▸ **DIRECTION**
Write out exactly, please, every line from the beginning of the entries to the line holding "(0,0) rectangle (898,906);", and no pictures.

▸ **DATA SUPPLIED**
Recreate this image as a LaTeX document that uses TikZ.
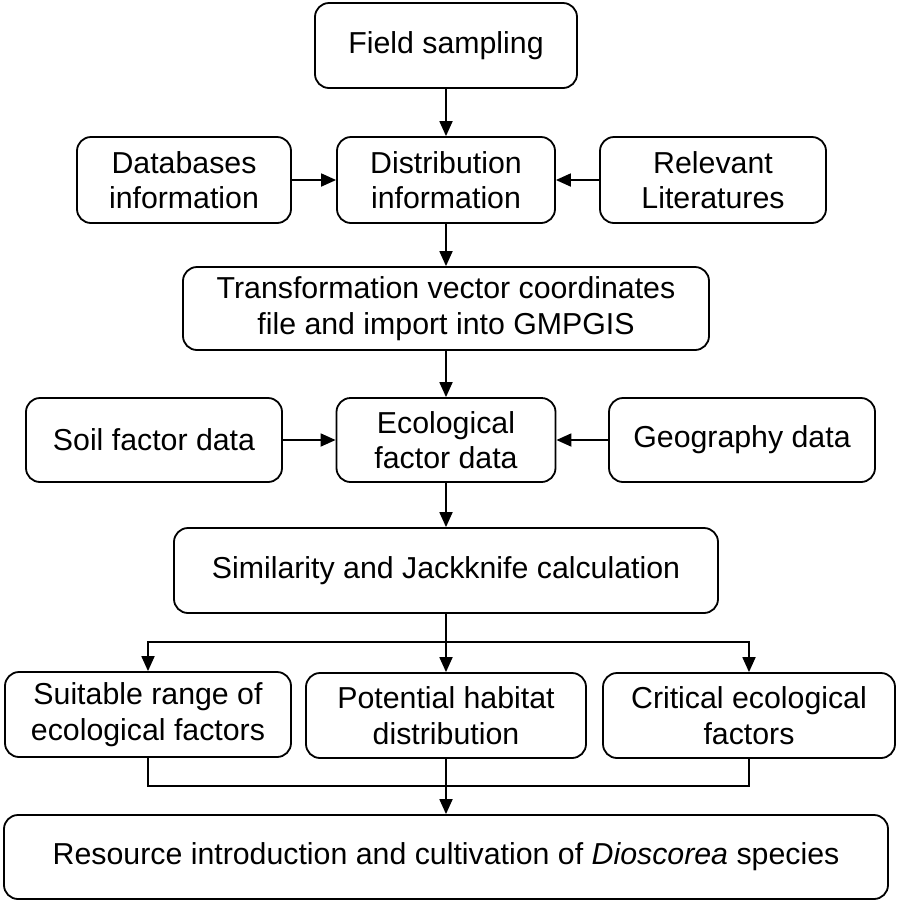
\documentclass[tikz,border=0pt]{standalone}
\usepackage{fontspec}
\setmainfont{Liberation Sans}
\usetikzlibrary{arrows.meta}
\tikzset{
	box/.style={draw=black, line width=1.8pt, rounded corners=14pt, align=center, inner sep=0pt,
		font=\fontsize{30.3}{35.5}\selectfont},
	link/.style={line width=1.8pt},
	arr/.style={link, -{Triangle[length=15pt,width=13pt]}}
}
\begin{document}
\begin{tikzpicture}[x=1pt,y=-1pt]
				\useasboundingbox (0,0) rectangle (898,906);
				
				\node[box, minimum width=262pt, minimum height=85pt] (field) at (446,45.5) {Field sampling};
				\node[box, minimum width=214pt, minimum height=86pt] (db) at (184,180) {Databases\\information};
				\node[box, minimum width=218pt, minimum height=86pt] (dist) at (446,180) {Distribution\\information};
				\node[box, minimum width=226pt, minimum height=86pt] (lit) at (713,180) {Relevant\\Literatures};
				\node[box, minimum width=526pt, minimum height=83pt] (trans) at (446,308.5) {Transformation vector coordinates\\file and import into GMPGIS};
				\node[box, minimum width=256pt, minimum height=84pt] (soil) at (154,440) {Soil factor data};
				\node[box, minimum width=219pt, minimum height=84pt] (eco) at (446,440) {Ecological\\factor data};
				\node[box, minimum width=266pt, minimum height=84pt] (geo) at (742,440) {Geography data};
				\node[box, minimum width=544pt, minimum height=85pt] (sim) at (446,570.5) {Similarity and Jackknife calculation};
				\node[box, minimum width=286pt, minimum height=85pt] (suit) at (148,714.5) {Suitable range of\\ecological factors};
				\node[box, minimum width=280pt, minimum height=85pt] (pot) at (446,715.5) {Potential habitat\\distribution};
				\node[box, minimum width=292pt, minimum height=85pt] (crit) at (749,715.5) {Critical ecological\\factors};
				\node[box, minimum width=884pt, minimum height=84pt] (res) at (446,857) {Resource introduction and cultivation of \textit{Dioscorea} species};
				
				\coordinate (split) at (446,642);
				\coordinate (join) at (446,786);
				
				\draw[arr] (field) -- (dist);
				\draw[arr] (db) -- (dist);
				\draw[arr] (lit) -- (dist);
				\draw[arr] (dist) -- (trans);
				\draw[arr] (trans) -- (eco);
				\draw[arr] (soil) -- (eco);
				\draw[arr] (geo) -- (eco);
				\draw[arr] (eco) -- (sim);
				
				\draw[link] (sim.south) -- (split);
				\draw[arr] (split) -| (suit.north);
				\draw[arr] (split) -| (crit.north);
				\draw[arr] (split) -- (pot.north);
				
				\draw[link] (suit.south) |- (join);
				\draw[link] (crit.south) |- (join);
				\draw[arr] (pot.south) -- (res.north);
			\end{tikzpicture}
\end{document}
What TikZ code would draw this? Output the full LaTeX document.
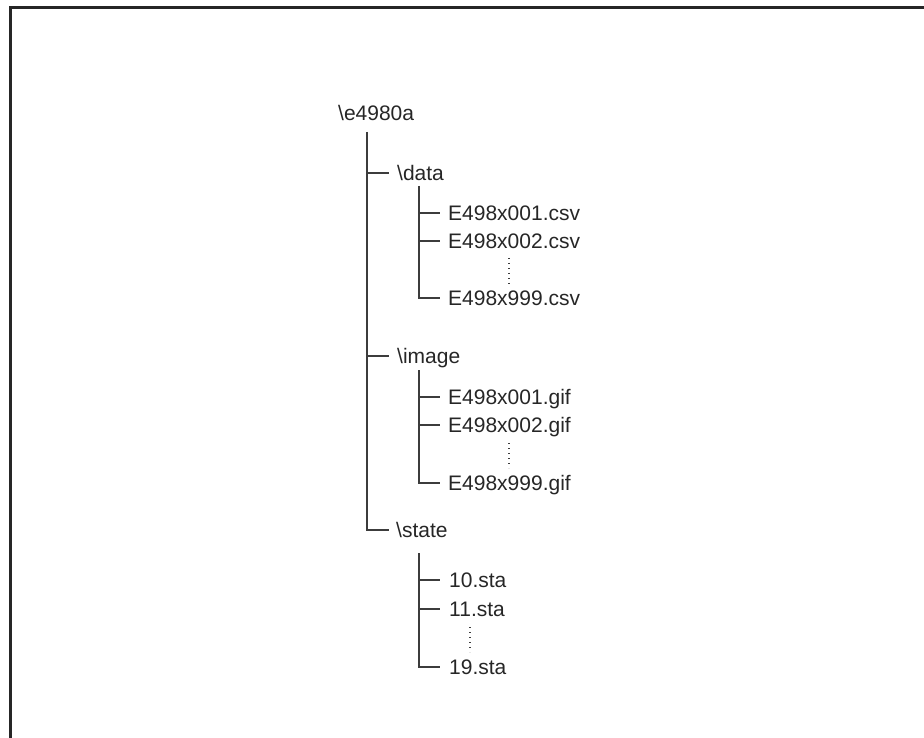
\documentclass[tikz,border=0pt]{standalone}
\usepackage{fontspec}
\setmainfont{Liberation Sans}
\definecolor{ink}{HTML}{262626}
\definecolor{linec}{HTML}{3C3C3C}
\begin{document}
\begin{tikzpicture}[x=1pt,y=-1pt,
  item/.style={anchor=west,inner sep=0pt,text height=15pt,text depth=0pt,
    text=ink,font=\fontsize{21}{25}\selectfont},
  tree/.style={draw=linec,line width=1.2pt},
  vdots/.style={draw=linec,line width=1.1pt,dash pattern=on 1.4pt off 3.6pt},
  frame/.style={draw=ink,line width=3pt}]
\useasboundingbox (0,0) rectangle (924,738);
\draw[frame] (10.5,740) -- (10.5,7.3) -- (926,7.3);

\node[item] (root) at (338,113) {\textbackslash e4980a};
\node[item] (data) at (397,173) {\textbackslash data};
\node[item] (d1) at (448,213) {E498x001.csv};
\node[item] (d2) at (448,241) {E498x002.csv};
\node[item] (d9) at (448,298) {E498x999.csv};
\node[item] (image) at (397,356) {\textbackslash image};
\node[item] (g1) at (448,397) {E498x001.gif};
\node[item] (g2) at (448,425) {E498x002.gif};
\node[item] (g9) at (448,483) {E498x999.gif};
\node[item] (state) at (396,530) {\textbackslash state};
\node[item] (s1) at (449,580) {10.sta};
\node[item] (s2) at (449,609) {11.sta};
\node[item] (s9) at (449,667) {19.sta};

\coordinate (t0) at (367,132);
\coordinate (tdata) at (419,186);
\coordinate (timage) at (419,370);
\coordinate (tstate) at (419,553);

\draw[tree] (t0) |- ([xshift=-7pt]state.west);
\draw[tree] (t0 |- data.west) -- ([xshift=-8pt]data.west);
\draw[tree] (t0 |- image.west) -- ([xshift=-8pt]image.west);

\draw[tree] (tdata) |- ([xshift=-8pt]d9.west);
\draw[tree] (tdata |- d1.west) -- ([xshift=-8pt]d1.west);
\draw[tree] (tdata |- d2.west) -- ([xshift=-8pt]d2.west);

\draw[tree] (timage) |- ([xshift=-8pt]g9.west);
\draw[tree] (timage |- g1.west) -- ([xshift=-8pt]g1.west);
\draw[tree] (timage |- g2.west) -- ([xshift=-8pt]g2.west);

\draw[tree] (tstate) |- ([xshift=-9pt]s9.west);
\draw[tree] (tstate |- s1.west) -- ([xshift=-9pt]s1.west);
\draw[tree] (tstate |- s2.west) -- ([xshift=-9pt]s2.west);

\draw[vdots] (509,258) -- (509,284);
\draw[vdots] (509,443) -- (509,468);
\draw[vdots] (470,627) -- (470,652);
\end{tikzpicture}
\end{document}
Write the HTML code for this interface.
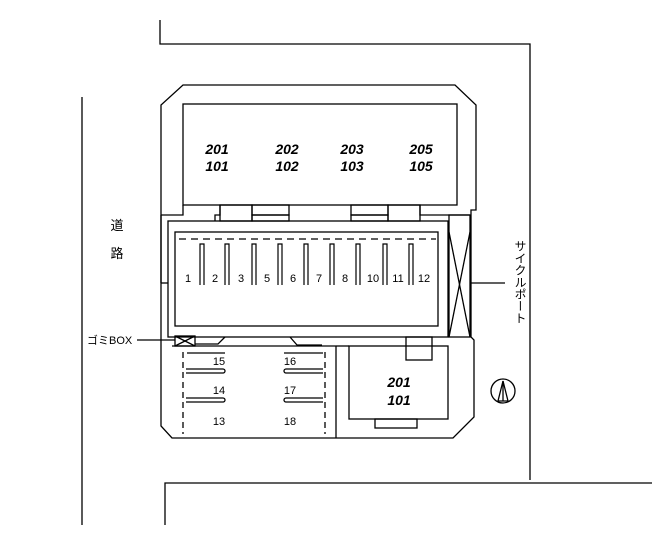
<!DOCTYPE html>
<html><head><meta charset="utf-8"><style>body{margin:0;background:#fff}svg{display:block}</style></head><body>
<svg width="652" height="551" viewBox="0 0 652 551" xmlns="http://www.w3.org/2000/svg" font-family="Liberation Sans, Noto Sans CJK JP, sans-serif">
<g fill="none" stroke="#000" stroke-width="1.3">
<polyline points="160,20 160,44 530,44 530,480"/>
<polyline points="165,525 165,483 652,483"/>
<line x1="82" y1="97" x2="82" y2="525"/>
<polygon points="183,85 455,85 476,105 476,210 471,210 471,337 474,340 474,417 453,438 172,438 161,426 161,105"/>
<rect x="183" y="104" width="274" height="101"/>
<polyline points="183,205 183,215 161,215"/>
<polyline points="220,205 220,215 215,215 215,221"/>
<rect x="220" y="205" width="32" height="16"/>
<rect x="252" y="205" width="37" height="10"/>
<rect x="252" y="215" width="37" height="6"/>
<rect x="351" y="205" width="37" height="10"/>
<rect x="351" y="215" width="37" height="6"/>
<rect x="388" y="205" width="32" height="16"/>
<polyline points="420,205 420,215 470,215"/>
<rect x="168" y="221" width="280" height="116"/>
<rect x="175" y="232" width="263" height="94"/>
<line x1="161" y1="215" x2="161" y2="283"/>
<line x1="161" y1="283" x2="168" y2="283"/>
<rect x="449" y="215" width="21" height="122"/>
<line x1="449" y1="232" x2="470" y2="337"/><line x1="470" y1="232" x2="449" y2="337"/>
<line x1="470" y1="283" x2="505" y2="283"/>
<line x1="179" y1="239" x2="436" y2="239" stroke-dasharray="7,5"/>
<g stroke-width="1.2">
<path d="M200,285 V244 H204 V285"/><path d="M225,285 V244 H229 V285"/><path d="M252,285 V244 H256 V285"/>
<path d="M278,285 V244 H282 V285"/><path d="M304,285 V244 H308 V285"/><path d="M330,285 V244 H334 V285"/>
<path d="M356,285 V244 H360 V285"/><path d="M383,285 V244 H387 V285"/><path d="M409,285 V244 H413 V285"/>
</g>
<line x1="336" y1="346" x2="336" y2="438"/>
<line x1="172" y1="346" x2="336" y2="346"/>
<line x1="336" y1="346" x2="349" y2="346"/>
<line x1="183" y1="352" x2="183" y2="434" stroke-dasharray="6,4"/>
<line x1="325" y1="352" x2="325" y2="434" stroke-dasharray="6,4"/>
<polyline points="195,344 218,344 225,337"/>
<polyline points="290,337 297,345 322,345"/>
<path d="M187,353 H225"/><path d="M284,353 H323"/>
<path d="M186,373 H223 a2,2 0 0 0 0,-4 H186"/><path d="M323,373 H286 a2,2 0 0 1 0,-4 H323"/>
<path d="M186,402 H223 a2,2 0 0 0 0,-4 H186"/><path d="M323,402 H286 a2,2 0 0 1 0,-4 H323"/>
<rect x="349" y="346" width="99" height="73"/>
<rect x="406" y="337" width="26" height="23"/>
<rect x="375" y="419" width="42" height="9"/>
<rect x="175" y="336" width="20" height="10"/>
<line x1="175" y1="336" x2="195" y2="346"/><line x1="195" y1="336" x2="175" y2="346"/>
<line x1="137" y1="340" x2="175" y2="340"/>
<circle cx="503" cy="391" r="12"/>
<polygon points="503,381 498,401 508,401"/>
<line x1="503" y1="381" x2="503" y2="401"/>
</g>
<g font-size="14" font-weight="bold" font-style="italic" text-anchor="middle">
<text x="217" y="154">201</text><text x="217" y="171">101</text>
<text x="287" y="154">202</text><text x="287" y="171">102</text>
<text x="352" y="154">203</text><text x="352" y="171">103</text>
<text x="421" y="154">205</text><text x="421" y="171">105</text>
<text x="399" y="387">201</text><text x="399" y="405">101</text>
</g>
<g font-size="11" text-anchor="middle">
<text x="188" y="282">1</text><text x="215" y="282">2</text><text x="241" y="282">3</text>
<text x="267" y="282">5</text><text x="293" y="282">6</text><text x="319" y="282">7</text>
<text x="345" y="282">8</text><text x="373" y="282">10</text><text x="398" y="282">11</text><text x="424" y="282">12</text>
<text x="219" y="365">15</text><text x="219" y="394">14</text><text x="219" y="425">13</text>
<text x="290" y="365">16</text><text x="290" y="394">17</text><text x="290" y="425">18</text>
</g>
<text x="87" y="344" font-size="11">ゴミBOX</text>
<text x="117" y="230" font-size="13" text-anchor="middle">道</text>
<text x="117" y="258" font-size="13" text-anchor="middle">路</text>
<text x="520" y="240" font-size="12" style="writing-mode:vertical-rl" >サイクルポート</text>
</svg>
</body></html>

▸ **RESPONSE TO THIS EXERCISE**
Recreate this image as a LaTeX document that uses TikZ.
\documentclass[tikz,border=0pt]{standalone}
\usepackage{fontspec}
\setmainfont{Liberation Sans}
\usetikzlibrary{arrows.meta}
\tikzset{
	box/.style={draw=black, line width=1.8pt, rounded corners=14pt, align=center, inner sep=0pt,
		font=\fontsize{30.3}{35.5}\selectfont},
	link/.style={line width=1.8pt},
	arr/.style={link, -{Triangle[length=15pt,width=13pt]}}
}
\begin{document}
\begin{tikzpicture}[x=1pt,y=-1pt]
				\useasboundingbox (0,0) rectangle (898,906);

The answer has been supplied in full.